U.S. Supreme Court Removes Prejudice Requirement From Arbitration Waiver Test

In deciding Morgan v. Sundance, Inc., the U.S. Supreme Court has resolved a circuit split, answering the question of whether a party must show prejudice when arguing that the opposing party waived its right to compel arbitration. Previously, all federal circuit courts except the Seventh and D.C. Circuits used an arbitration-specific waiver rule that requires a showing of prejudice. The Supreme Court has now eliminated this requirement.

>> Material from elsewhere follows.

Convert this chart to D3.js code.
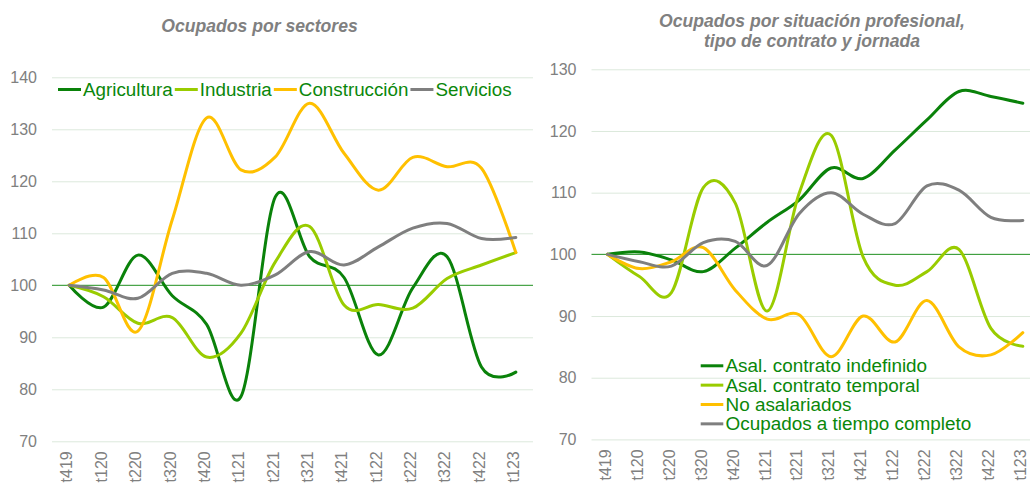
<!DOCTYPE html>
<html>
<head>
<meta charset="utf-8">
<script src="https://cdn.jsdelivr.net/npm/d3@7"></script>
<style>
  html, body { margin: 0; padding: 0; background: #ffffff; }
  svg { display: block; font-family: "Liberation Sans", Arial, sans-serif; }
</style>
</head>
<body>
<svg id="chart" width="1030" height="485"></svg>
<script>
// ---------- DATA ----------
const categories = ["t419","t120","t220","t320","t420","t121","t221","t321","t421","t122","t222","t322","t422","t123"];

// Left chart: Ocupados por sectores
const leftTitle = ["Ocupados por sectores"];
const leftNames = ["Agricultura", "Industria", "Construcción", "Servicios"];
const agricultura  = [100, 95.8, 105.8, 98.0, 92.5, 78.6, 117.0, 105.5, 101.5, 86.6, 99.5, 105.5, 84.3, 83.3];
const industria    = [100, 97.8, 92.7, 93.8, 86.2, 90.8, 104.5, 111.3, 96.2, 96.3, 95.6, 101.3, 103.9, 106.3];
const construccion = [100, 101.5, 91.2, 112.6, 132.2, 122.2, 124.7, 135.0, 125.4, 118.3, 124.6, 122.8, 122.5, 106.3];
const servicios    = [100, 99.1, 97.5, 102.3, 102.3, 100.0, 102.0, 106.5, 103.9, 107.4, 111.0, 111.9, 109.0, 109.2];
const leftTicks = [70, 80, 90, 100, 110, 120, 130, 140];

// Right chart: Ocupados por situación profesional, tipo de contrato y jornada
const rightTitle = ["Ocupados por situación profesional,", "tipo de contrato y jornada"];
const rightNames = ["Asal. contrato indefinido", "Asal. contrato temporal", "No asalariados", "Ocupados a tiempo completo"];
const indefinido    = [100, 100.4, 99.1, 97.2, 101.0, 105.2, 108.8, 114.0, 112.3, 116.9, 121.8, 126.4, 125.6, 124.5];
const temporal      = [100, 96.4, 93.8, 110.8, 108.3, 90.8, 109.9, 119.3, 99.6, 95.0, 97.2, 100.8, 88.0, 85.1];
const noAsalariados = [100, 97.7, 98.8, 101.1, 94.2, 89.5, 90.2, 83.4, 90.0, 85.8, 92.5, 85.0, 83.7, 87.3];
const tiempoCompleto = [100, 98.8, 98.1, 101.9, 102.1, 98.2, 106.6, 110.0, 106.5, 105.0, 111.1, 110.4, 106.0, 105.5];
const rightTicks = [70, 80, 90, 100, 110, 120, 130];

const colors = ["#0a820a", "#99cc00", "#ffc000", "#7f7f7f"];

// ---------- DRAW ----------
const svg = d3.select("#chart");
svg.append("rect").attr("width", 1030).attr("height", 485).attr("fill", "#ffffff");

function drawPanel(cfg) {
  const g = svg.append("g");
  const x = d3.scaleBand().domain(categories).range([cfg.x0, cfg.x1]).padding(0);
  const y = d3.scaleLinear().domain(cfg.domain).range([cfg.yBottom, cfg.yTop]);
  const cx = d => x(d) + x.bandwidth() / 2;

  // gridlines
  const grid = g.append("g")
    .attr("transform", `translate(${cfg.x0},0)`)
    .call(d3.axisLeft(y).tickValues(cfg.ticks.filter(t => t !== 100)).tickSize(-(cfg.x1 - cfg.x0)).tickFormat(""));
  grid.select(".domain").remove();
  grid.selectAll(".tick line").attr("stroke", "#dce9dc").attr("stroke-width", 1);

  // reference line at 100
  g.append("line")
    .attr("x1", cfg.x0).attr("x2", cfg.x1)
    .attr("y1", y(100)).attr("y2", y(100))
    .attr("stroke", "#1f8f1f").attr("stroke-width", 1);

  // y labels
  const ya = g.append("g")
    .attr("transform", `translate(${cfg.x0 - 15},0)`)
    .call(d3.axisLeft(y).tickValues(cfg.ticks).tickSize(0).tickPadding(0));
  ya.select(".domain").remove();
  ya.selectAll("text")
    .attr("fill", "#808080").attr("font-size", "16px")
    .attr("font-family", "'Liberation Sans', Arial, sans-serif");

  // x labels
  const xa = g.append("g")
    .attr("transform", `translate(-2,${cfg.yBottom})`)
    .call(d3.axisBottom(x).tickSize(0));
  xa.select(".domain").remove();
  xa.selectAll("text")
    .attr("transform", "rotate(-90)")
    .attr("text-anchor", "end")
    .attr("x", -10).attr("y", 0).attr("dy", "0.33em")
    .attr("fill", "#808080").attr("font-size", "16px")
    .attr("font-family", "'Liberation Sans', Arial, sans-serif");

  // lines
  const line = d3.line()
    .x((d, i) => cx(categories[i]))
    .y(d => y(d))
    .curve(d3.curveCatmullRom.alpha(0));
  cfg.series.forEach((s, k) => {
    g.append("path")
      .datum(s)
      .attr("d", line)
      .attr("fill", "none")
      .attr("stroke", colors[k])
      .attr("stroke-width", 3)
      .attr("stroke-linejoin", "round")
      .attr("stroke-linecap", "round");
  });

  // title
  const t = g.append("text")
    .attr("text-anchor", "middle")
    .attr("font-size", "17.6px").attr("font-weight", "bold").attr("font-style", "italic")
    .attr("fill", "#808080");
  cfg.title.forEach((ln, i) => {
    t.append("tspan").attr("x", cfg.titleX).attr("y", cfg.titleY + i * 20).text(ln);
  });

  return g;
}

drawPanel({
  x0: 52, x1: 533, yBottom: 441.3, yTop: 77.3, domain: [70, 140],
  ticks: leftTicks,
  series: [agricultura, industria, construccion, servicios],
  title: leftTitle, titleX: 259.5, titleY: 32
});

drawPanel({
  x0: 591.5, x1: 591.5 + 14 * 31.95, yBottom: 439.4, yTop: 69.3, domain: [70, 130],
  ticks: rightTicks,
  series: [indefinido, temporal, noAsalariados, tiempoCompleto],
  title: rightTitle, titleX: 812, titleY: 27
});

// Left legend (horizontal)
const legL = svg.append("g");
let lx = 58;
leftNames.forEach((name, k) => {
  legL.append("line").attr("x1", lx).attr("x2", lx + 23).attr("y1", 89.5).attr("y2", 89.5)
    .attr("stroke", colors[k]).attr("stroke-width", 3);
  const tx = legL.append("text").attr("x", lx + 25).attr("y", 96)
    .attr("font-size", "18.8px").attr("fill", "#0a870a").text(name);
  lx = lx + 25 + tx.node().getComputedTextLength() + 2;
});

// Right legend (vertical)
const legR = svg.append("g");
rightNames.forEach((name, k) => {
  const by = 372.3 + k * 19.35;
  legR.append("line").attr("x1", 700.7).attr("x2", 723.3).attr("y1", by - 6.5).attr("y2", by - 6.5)
    .attr("stroke", colors[k]).attr("stroke-width", 3);
  legR.append("text").attr("x", 725.5).attr("y", by)
    .attr("font-size", "18.9px").attr("fill", "#0a870a").text(name);
});
</script>
</body>
</html>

In this case, Morgan worked as an hourly employee at a fast-food franchise owned by Sundance, Inc. When she applied for the job, Morgan signed an agreement to arbitrate any employment dispute. Nevertheless, Morgan subsequently filed a nationwide collective action claiming Sundance had violated the FLSA regarding overtime payment.

WaiverInitially, Sundance defended against the lawsuit, filing a motion to dismiss and engaging in mediation. Nearly eight months after Morgan filed the suit, Sundance moved to stay the litigation and compel arbitration under the Federal Arbitration Act (FAA). Opposing the motion, Morgan argued that Sundance had waived its right to arbitration by acting inconsistently with its right to arbitrate. Applying the Eighth Circuit precedent, the courts below held that a party waives its right to arbitration when it knew of its right to arbitrate, acted inconsistently with that right, and prejudiced the other party by its inconsistent actions.

The Supreme Court held that the Eighth Circuit erred in conditioning the waiver of the right to arbitrate on a showing of prejudice to the party opposing arbitration. The Court noted that federal courts may not create arbitration-specific variants of federal procedural rules based on the FAA's policy favoring arbitration and that this oft-cited policy "is merely an acknowledgment of the FAA's commitment to overrule the judiciary's longstanding refusal to enforce agreements to arbitrate and to place such agreements upon the same footing as other contracts."

The Supreme Court held that the text of the FAA clearly states that courts are not permitted to create arbitration-specific procedural rules like the one at issue here. Citing that the usual federal rule of waiver does not contain a requirement to show prejudice, the Court held that Section 6 of the FAA likewise instructs that prejudice is not a condition of finding that a party waived its right to arbitrate under the FAA by litigating too long.

In light of this decision, parties to disputes may need to change their approach when faced with a lawsuit where an arbitration agreement may apply. Parties can no longer rely on an opposing party not being prejudiced to avoid an argument that they waived their right to arbitration.